To be wildly optimistic, if SIMD throughput were the bottleneck, this could run at 0.5 cycles per 16-byte register. 3.2GHz / 0.5 * 16B = 102GB/s. However, that SIMD throughput requires we sustain the maximum of eight unfused instructions per cycle, which would leave no time to load values from memory. Since we’ll need 1 load uop for every four unfused uops (for a total of five out of the eight possible unfused uops per cycle), a more realistic estimate of the frontend limit is 3.2GHz / (5/8) * 16B = 82GB/s.
(By contrast, if we only process 4*16B = 64B per iteration, matching the paper, and have a 6 cycle critical path, we could at most reach 3.2GHz / 6 * 64B = 34GB/s. I believe this is roughly what the zlib function was doing.)
Implementing this is mostly fairly straightforward – stepping in 192 byte increments and copying code to add more latency chains, but it does requires computing new values for k1 and k2, which I did by calling the private zlib function x2nmodp:
uint64_t k1 = (uint64_t)x2nmodp(12*128+32, 0) << 1; // 0x1821d8bc0 uint64_t k2 = (uint64_t)x2nmodp(12*128-32, 0) << 1; // 0x12e968ac4
The resulting code runs at about 70GB/s on the M1, reaching up to 75GB/s if the assembly is adjusted to always have valid fusion pairs.
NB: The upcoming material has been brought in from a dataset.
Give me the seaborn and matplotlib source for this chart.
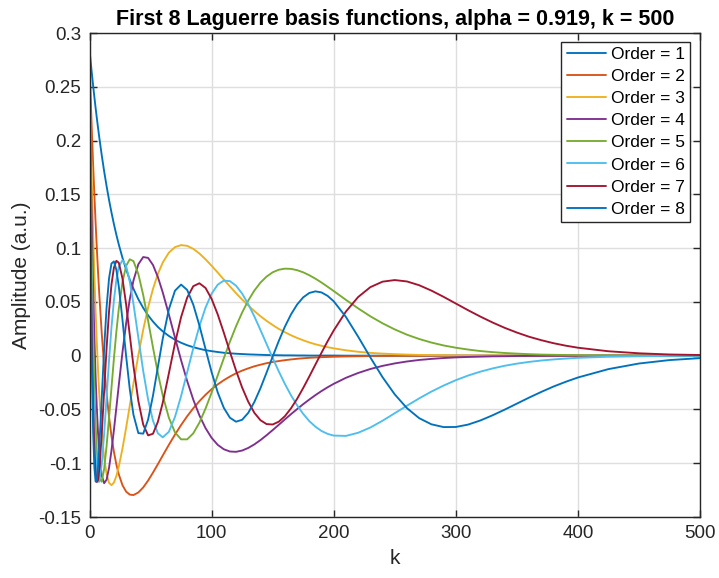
import numpy as np
import pandas as pd
import matplotlib
matplotlib.use("Agg")
import matplotlib.pyplot as plt
import seaborn as sns

# sample index k
k = [0, 1, 2, 3, 4, 5, 6, 7, 8, 10, 12, 14, 16, 18, 20, 22, 24, 27, 30, 33, 36,
     40, 44, 48, 52, 56, 60, 65, 70, 75, 80, 85, 90, 95,
     100, 105, 110, 115, 120, 125, 130, 135, 140, 145, 150, 155, 160, 165, 170,
     175, 180, 185, 190, 195, 200,
     210, 220, 230, 240, 250, 260, 270, 280, 290, 300, 310, 320, 330, 340, 350,
     360, 370, 380, 390, 400, 425, 450, 475, 500]

order1 = [0.2846, 0.2728, 0.2616, 0.2507, 0.2404, 0.2304, 0.2209, 0.2118, 0.2030,
          0.1866, 0.1714, 0.1576, 0.1448, 0.1331, 0.1223, 0.1124, 0.1033, 0.0910,
          0.0802, 0.0706, 0.0622, 0.0525, 0.0444, 0.0375, 0.0317, 0.0267, 0.0226,
          0.0183, 0.0148, 0.0120, 0.0097, 0.0079, 0.0064, 0.0051,
          0.0042, 0.0034, 0.0027, 0.0022, 0.0018, 0.0015, 0.0012, 0.0010, 0.0008,
          0.0006, 0.0005, 0.0004, 0.0003, 0.0003, 0.0002, 0.0002, 0.0001, 0.0001,
          0.0001, 0.0001, 0.0001,
          0.0, 0.0, 0.0, 0.0, 0.0, 0.0, 0.0, 0.0, 0.0, 0.0, 0.0, 0.0, 0.0, 0.0,
          0.0, 0.0, 0.0, 0.0, 0.0, 0.0, 0.0, 0.0, 0.0, 0.0]
order2 = [0.2728, 0.2385, 0.2065, 0.1768, 0.1492, 0.1235, 0.0998, 0.0778, 0.0574,
          0.0212, -0.0095, -0.0353, -0.0569, -0.0748, -0.0894, -0.1012, -0.1104,
          -0.1204, -0.1264, -0.1292, -0.1296, -0.1272, -0.1225, -0.1161, -0.1087,
          -0.1009, -0.0928, -0.0829, -0.0734, -0.0645, -0.0563, -0.0489, -0.0423,
          -0.0364,
          -0.0312, -0.0267, -0.0228, -0.0194, -0.0164, -0.0139, -0.0118, -0.0099,
          -0.0084, -0.0070, -0.0059, -0.0050, -0.0042, -0.0035, -0.0029, -0.0024,
          -0.0020, -0.0017, -0.0014, -0.0012, -0.0010,
          -0.0007, -0.0005, -0.0003, -0.0002, -0.0001, -0.0001, -0.0001,
          0.0, 0.0, 0.0, 0.0, 0.0, 0.0, 0.0, 0.0, 0.0, 0.0, 0.0, 0.0, 0.0, 0.0,
          0.0, 0.0, 0.0]
order3 = [0.2616, 0.2065, 0.1575, 0.1139, 0.0754, 0.0416, 0.0120, -0.0138, -0.0360,
          -0.0708, -0.0950, -0.1102, -0.1182, -0.1204, -0.1180, -0.1119, -0.1031,
          -0.0864, -0.0670, -0.0464, -0.0258, 0.0004, 0.0242, 0.0448, 0.0621,
          0.0760, 0.0866, 0.0958, 0.1009, 0.1028, 0.1021, 0.0993, 0.0950, 0.0896,
          0.0836, 0.0773, 0.0708, 0.0644, 0.0581, 0.0522, 0.0467, 0.0415, 0.0367,
          0.0324, 0.0285, 0.0249, 0.0218, 0.0190, 0.0165, 0.0143, 0.0123, 0.0106,
          0.0092, 0.0079, 0.0068,
          0.0050, 0.0036, 0.0026, 0.0019, 0.0014, 0.0010, 0.0007, 0.0005, 0.0004,
          0.0002, 0.0002, 0.0001, 0.0001, 0.0001,
          0.0, 0.0, 0.0, 0.0, 0.0, 0.0, 0.0, 0.0, 0.0, 0.0]
order4 = [0.2507, 0.1768, 0.1139, 0.0610, 0.0168, -0.0195, -0.0488, -0.0719,
          -0.0896, -0.1114, -0.1186, -0.1153, -0.1043, -0.0882, -0.0691, -0.0483,
          -0.0273, 0.0031, 0.0301, 0.0525, 0.0699, 0.0850, 0.0917, 0.0909, 0.0843,
          0.0731, 0.0588, 0.0383, 0.0169, -0.0042, -0.0236, -0.0409, -0.0555,
          -0.0673,
          -0.0764, -0.0829, -0.0870, -0.0891, -0.0894, -0.0882, -0.0858, -0.0825,
          -0.0785, -0.0740, -0.0692, -0.0643, -0.0593, -0.0544, -0.0497, -0.0451,
          -0.0408, -0.0367, -0.0329, -0.0294, -0.0262,
          -0.0206, -0.0161, -0.0124, -0.0095, -0.0072, -0.0054, -0.0040, -0.0030,
          -0.0022, -0.0016, -0.0012, -0.0009, -0.0006, -0.0005, -0.0003, -0.0002,
          -0.0002, -0.0001, -0.0001, -0.0001,
          0.0, 0.0, 0.0, 0.0]
order5 = [0.2404, 0.1492, 0.0754, 0.0168, -0.0287, -0.0630, -0.0877, -0.1042,
          -0.1139, -0.1172, -0.1053, -0.0839, -0.0577, -0.0298, -0.0026, 0.0223,
          0.0437, 0.0684, 0.0835, 0.0896, 0.0879, 0.0759, 0.0563, 0.0325, 0.0076,
          -0.0162, -0.0371, -0.0577, -0.0713, -0.0778, -0.0778, -0.0722, -0.0623,
          -0.0493,
          -0.0344, -0.0184, -0.0024, 0.0130, 0.0273, 0.0401, 0.0512, 0.0605,
          0.0679, 0.0735, 0.0775, 0.0799, 0.0809, 0.0807, 0.0795, 0.0775, 0.0748,
          0.0716, 0.0680, 0.0641, 0.0601,
          0.0519, 0.0440, 0.0366, 0.0301, 0.0244, 0.0195, 0.0155, 0.0122, 0.0095,
          0.0074, 0.0057, 0.0043, 0.0033, 0.0025, 0.0019, 0.0014, 0.0010, 0.0008,
          0.0006, 0.0004,
          0.0002, 0.0001, 0.0, 0.0]
order6 = [0.2304, 0.1235, 0.0416, -0.0195, -0.0630, -0.0921, -0.1093, -0.1171,
          -0.1172, -0.1013, -0.0725, -0.0384, -0.0044, 0.0263, 0.0515, 0.0703,
          0.0825, 0.0889, 0.0834, 0.0687, 0.0482, 0.0168, -0.0143, -0.0408,
          -0.0605, -0.0722, -0.0759, -0.0708, -0.0570, -0.0376, -0.0154, 0.0069,
          0.0274, 0.0446,
          0.0576, 0.0660, 0.0698, 0.0693, 0.0651, 0.0577, 0.0479, 0.0365, 0.0239,
          0.0109, -0.0021, -0.0146, -0.0262, -0.0368, -0.0461, -0.0541, -0.0608,
          -0.0660, -0.0700, -0.0727, -0.0743,
          -0.0746, -0.0717, -0.0668, -0.0605, -0.0535, -0.0465, -0.0397, -0.0334,
          -0.0278, -0.0228, -0.0185, -0.0149, -0.0119, -0.0094, -0.0074, -0.0058,
          -0.0045, -0.0035, -0.0027, -0.0020,
          -0.0010, -0.0005, -0.0002, -0.0001]
order7 = [0.2209, 0.0998, 0.0120, -0.0488, -0.0877, -0.1093, -0.1175, -0.1156,
          -0.1061, -0.0732, -0.0326, 0.0073, 0.0410, 0.0662, 0.0818, 0.0882,
          0.0864, 0.0718, 0.0476, 0.0190, -0.0095, -0.0420, -0.0641, -0.0741,
          -0.0726, -0.0615, -0.0437, -0.0165, 0.0114, 0.0358, 0.0540, 0.0646,
          0.0673, 0.0630,
          0.0528, 0.0384, 0.0214, 0.0036, -0.0138, -0.0296, -0.0428, -0.0531,
          -0.0600, -0.0636, -0.0640, -0.0614, -0.0563, -0.0490, -0.0402, -0.0301,
          -0.0194, -0.0083, 0.0027, 0.0134, 0.0234,
          0.0410, 0.0545, 0.0637, 0.0688, 0.0703, 0.0690, 0.0655, 0.0605, 0.0547,
          0.0485, 0.0423, 0.0364, 0.0309, 0.0259, 0.0215, 0.0176, 0.0144, 0.0116,
          0.0093, 0.0074,
          0.0041, 0.0022, 0.0011, 0.0006]
order8 = [0.2118, 0.0778, -0.0138, -0.0719, -0.1042, -0.1171, -0.1156, -0.1040,
          -0.0858, -0.0400, 0.0065, 0.0452, 0.0719, 0.0857, 0.0876, 0.0797,
          0.0644, 0.0334, -0.0005, -0.0313, -0.0549, -0.0720, -0.0725, -0.0594,
          -0.0371, -0.0105, 0.0158, 0.0431, 0.0604, 0.0661, 0.0611, 0.0474,
          0.0281, 0.0063,
          -0.0153, -0.0341, -0.0485, -0.0577, -0.0614, -0.0596, -0.0532, -0.0431,
          -0.0303, -0.0158, -0.0009, 0.0136, 0.0269, 0.0383, 0.0475, 0.0542,
          0.0583, 0.0598, 0.0588, 0.0556, 0.0506,
          0.0360, 0.0177, -0.0016, -0.0200, -0.0360, -0.0488, -0.0581, -0.0638,
          -0.0664, -0.0663, -0.0641, -0.0603, -0.0555, -0.0502, -0.0446, -0.0390,
          -0.0337, -0.0287, -0.0243, -0.0203,
          -0.0125, -0.0073, -0.0041, -0.0023]

series = [order1, order2, order3, order4, order5, order6, order7, order8]
labels = [f"Order = {i}" for i in range(1, 9)]
colors = ["#0072BD", "#D95319", "#EDB120", "#7E2F8E",
          "#77AC30", "#4DBEEE", "#A2142F", "#0072BD"]

yticks = [-0.15, -0.1, -0.05, 0, 0.05, 0.1, 0.15, 0.2, 0.25, 0.3]
ytick_labels = ["-0.15", "-0.1", "-0.05", "0", "0.05", "0.1", "0.15", "0.2", "0.25", "0.3"]
xticks = [0, 100, 200, 300, 400, 500]
xtick_labels = ["0", "100", "200", "300", "400", "500"]

rows = []
for lab, vals in zip(labels, series):
    n = min(len(k), len(vals))
    for kk, v in zip(k[:n], vals[:n]):
        rows.append({"k": kk, "Amplitude": v, "Order": lab})
df = pd.DataFrame(rows)

sns.set_style("ticks")
plt.rcParams["font.family"] = ["Liberation Sans", "DejaVu Sans"]
axcol = "#262626"

fig = plt.figure(figsize=(7.19, 5.78), dpi=100)
ax = fig.add_axes([89.5 / 719, 1 - 517 / 578, 610.5 / 719, 484 / 578])

sns.lineplot(data=df, x="k", y="Amplitude", hue="Order", hue_order=labels,
             palette=dict(zip(labels, colors)), linewidth=1.35, ax=ax,
             sort=False, estimator=None)

ax.set_xlim(0, 500)
ax.set_ylim(-0.15, 0.3)
ax.set_xticks(xticks)
ax.set_xticklabels(xtick_labels)
ax.set_yticks(yticks)
ax.set_yticklabels(ytick_labels)
ax.grid(True, color="#dedede", linewidth=1.0)
ax.set_axisbelow(True)
ax.tick_params(direction="in", length=5, width=1.0, colors=axcol,
               labelsize=13.5, top=True, right=True, pad=6)
for sp in ax.spines.values():
    sp.set_visible(True)
    sp.set_color(axcol)
    sp.set_linewidth(1.0)

ax.set_xlabel("k", fontsize=15, color=axcol, labelpad=5)
ax.set_ylabel("Amplitude (a.u.)", fontsize=15, color=axcol, labelpad=5)
ax.set_title("First 8 Laguerre basis functions, alpha = 0.919, k = 500",
             fontsize=15.5, fontweight="bold", color="black", pad=6)

leg = ax.legend(loc="upper right", bbox_to_anchor=(0.9836, 0.982), fontsize=12.5,
                frameon=True, fancybox=False, framealpha=1.0, edgecolor=axcol,
                handlelength=2.3, handletextpad=0.25, labelspacing=0.4,
                borderpad=0.3, borderaxespad=0.0)
leg.get_frame().set_linewidth(1.0)
for t in leg.get_texts():
    t.set_color("black")

fig.savefig("out.png", dpi=100)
There’s probably still some room for improvement, but I’m pretty happy with that.
My test code is available, although it is not suitable for real-world use as-is.
Update (2022-06-06): This post glosses over the distinction between the two widely used variants of 32-bit CRC (known as CRC32 and CRC32C), because it’s inconsequential – they differ in only the polynomial, so you can use this technique for either with the same performance. Aarch64 also provides both CRC32CX and CRC32X instructions, so you can also use the hardware accelerated techniques for either (although not arbitrary polynomials), again with the same performance.
There are a couple of caveats I didn’t discuss. Firstly, as far as I know, the PMULL + EOR fusion that allows us to run at almost eight SIMD instructions per cycle is unique to Apple designed CPUs, so this is unlikely to be nearly as competitive on other CPUs. The other big risk with this method is that it uses more operations per 16-byte-chunk than the CRC32X instruction technique (3 for CRC32X, vs 5 for this technique). So for small chunks of data, where the CPU can do other work at the same time as the checksum, this is likely to hurt performance, and only on larger chunks does the speed difference really matter. My profiling is all done with 128KB of data or more.
I wrote a slightly cleaner/faster version using inline assembly and C++ templates to remove magic numbers. This reaches ~76GB/s. I also messed with methods for handling unaligned start/end chunks efficiently without reading out of bounds, but that ended up being a huge mess trying to work around problems in clang’s code generation and handle small sizes efficiently – the rough technique for larger buffers is here.